• _Task prompt_
Skip the pictures, please, and write out exactly the lines from the opening of the data through the line containing "const yTicks = [20, 22, 24, 26, 28, 30];".

####################

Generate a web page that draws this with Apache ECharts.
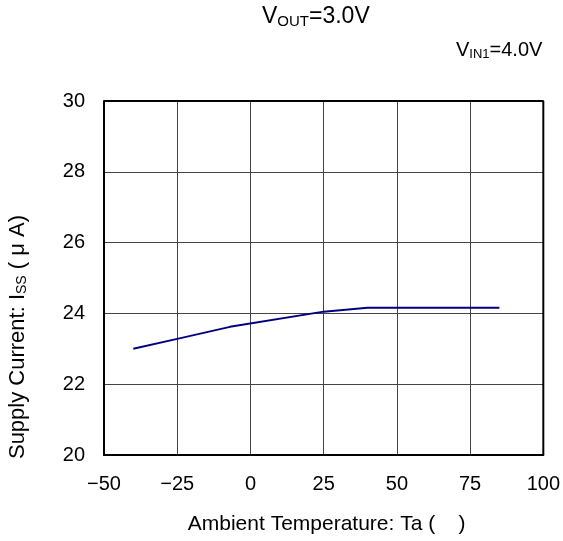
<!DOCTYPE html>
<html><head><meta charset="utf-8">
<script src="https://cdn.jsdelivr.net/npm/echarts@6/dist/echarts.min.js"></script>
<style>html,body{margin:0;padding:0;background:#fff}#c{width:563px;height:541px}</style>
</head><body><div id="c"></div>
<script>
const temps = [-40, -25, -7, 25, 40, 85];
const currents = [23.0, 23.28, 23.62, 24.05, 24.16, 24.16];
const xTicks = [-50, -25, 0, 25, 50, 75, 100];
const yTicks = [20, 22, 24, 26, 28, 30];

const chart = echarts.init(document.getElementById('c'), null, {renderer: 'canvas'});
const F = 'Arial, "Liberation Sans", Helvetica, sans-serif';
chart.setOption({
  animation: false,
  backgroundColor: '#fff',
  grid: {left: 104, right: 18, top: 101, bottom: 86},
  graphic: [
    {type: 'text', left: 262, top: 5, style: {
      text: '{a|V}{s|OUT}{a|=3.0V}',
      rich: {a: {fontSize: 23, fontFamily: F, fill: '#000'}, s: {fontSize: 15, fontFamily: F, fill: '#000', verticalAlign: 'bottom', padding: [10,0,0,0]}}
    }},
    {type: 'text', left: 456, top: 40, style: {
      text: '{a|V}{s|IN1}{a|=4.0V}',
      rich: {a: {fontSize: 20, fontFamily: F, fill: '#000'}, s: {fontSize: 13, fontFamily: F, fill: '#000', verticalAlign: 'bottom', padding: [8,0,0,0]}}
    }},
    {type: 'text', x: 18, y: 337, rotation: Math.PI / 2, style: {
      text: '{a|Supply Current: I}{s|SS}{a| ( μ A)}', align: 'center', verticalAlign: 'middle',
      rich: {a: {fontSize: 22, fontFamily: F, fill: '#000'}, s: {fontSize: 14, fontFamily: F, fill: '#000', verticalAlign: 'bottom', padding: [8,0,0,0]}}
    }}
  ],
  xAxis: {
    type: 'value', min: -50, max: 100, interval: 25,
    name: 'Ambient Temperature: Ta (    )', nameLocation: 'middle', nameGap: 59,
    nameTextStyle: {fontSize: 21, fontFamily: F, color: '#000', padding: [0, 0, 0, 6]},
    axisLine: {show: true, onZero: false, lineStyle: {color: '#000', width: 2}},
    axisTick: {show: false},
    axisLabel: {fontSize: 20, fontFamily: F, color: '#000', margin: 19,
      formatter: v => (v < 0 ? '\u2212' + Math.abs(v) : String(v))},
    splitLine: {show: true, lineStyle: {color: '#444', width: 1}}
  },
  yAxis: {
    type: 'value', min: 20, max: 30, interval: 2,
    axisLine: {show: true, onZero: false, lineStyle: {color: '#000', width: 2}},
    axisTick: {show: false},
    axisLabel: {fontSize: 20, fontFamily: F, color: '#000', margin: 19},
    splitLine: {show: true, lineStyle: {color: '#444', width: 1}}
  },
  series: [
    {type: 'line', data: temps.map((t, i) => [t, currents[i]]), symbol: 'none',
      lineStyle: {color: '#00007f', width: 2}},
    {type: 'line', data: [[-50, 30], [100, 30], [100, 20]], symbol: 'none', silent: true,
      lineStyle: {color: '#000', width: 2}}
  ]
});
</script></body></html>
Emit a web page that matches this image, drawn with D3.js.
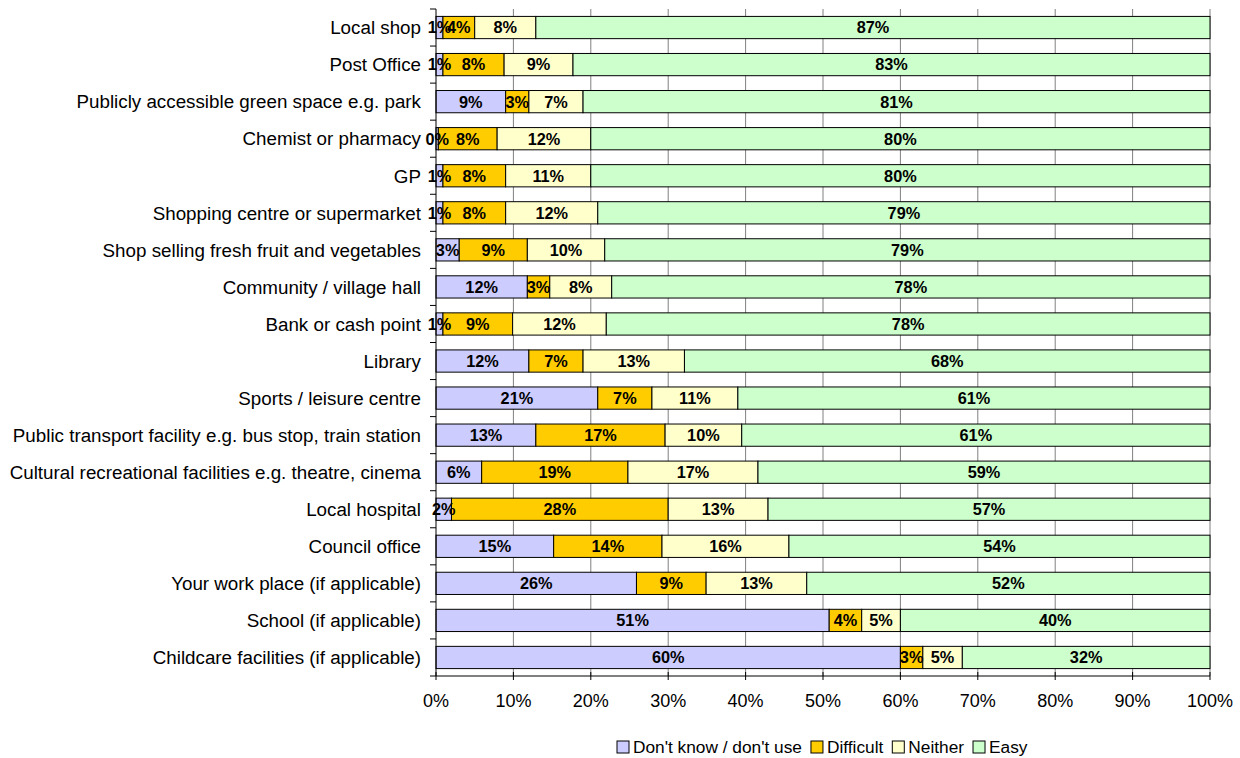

####################

• _The response_
Generate a web page that draws this with Apache ECharts.
<!DOCTYPE html>
<html><head><meta charset="utf-8">
<script src="https://cdn.jsdelivr.net/npm/echarts@6/dist/echarts.min.js"></script>
<style>html,body{margin:0;padding:0;background:#fff}#c{width:563px;height:541px}</style>
</head><body><div id="c"></div>
<script>
const temps = [-40, -25, -7, 25, 40, 85];
const currents = [23.0, 23.28, 23.62, 24.05, 24.16, 24.16];
const xTicks = [-50, -25, 0, 25, 50, 75, 100];
const yTicks = [20, 22, 24, 26, 28, 30];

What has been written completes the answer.